- STATED EXERCISE -
Reproduce only the lines from the one containing "Write the seaborn" through the one containing "return x / W, 1 - y / H", exactly as written and with both ends included.

───── INPUT MATERIAL

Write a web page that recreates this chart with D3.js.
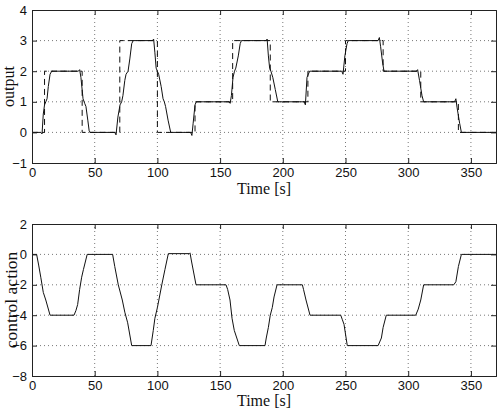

──────────
───── INPUT MATERIAL

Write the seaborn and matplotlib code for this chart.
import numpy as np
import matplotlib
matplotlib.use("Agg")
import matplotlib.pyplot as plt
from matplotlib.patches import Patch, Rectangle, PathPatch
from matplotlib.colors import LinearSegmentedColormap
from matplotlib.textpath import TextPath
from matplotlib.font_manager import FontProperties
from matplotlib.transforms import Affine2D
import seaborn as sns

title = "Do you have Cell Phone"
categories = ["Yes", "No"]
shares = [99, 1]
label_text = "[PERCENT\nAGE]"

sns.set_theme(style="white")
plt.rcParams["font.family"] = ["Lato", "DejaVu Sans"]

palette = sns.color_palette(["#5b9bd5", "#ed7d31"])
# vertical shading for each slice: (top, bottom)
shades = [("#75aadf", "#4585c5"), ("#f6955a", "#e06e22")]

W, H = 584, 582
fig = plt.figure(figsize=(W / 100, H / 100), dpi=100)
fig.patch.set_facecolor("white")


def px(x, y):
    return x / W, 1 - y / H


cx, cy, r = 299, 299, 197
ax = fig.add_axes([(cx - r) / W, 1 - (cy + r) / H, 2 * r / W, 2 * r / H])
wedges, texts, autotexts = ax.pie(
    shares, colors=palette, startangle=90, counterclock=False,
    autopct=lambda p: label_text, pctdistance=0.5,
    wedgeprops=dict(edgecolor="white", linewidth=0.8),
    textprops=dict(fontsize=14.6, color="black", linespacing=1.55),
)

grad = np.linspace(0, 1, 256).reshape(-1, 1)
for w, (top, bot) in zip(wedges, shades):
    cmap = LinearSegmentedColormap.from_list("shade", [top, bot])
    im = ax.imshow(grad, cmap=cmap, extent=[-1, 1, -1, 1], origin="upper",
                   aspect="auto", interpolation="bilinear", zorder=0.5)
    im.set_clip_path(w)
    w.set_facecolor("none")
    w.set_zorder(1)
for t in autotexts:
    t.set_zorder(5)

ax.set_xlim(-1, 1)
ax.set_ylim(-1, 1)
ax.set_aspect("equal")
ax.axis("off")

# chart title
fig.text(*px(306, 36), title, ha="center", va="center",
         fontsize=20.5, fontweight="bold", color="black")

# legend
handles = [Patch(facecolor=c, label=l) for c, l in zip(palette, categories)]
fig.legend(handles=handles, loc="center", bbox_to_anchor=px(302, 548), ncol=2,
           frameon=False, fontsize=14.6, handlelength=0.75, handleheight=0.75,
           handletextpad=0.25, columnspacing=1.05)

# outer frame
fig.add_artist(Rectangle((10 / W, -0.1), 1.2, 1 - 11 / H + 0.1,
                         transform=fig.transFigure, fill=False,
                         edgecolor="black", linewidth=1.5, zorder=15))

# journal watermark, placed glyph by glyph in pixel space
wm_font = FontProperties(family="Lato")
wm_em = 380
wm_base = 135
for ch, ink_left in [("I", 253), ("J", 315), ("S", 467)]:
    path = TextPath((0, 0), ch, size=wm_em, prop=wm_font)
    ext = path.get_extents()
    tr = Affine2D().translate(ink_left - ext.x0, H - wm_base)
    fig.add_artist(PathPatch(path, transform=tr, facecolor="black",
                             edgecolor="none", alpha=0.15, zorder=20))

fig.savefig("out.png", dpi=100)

──────────

- ANSWER TO THIS EXERCISE -
Write the seaborn and matplotlib code for this chart.
import numpy as np
import matplotlib
matplotlib.use("Agg")
import matplotlib.pyplot as plt
from matplotlib.patches import Patch, Rectangle, PathPatch
from matplotlib.colors import LinearSegmentedColormap
from matplotlib.textpath import TextPath
from matplotlib.font_manager import FontProperties
from matplotlib.transforms import Affine2D
import seaborn as sns

title = "Do you have Cell Phone"
categories = ["Yes", "No"]
shares = [99, 1]
label_text = "[PERCENT\nAGE]"

sns.set_theme(style="white")
plt.rcParams["font.family"] = ["Lato", "DejaVu Sans"]

palette = sns.color_palette(["#5b9bd5", "#ed7d31"])
# vertical shading for each slice: (top, bottom)
shades = [("#75aadf", "#4585c5"), ("#f6955a", "#e06e22")]

W, H = 584, 582
fig = plt.figure(figsize=(W / 100, H / 100), dpi=100)
fig.patch.set_facecolor("white")


def px(x, y):
    return x / W, 1 - y / H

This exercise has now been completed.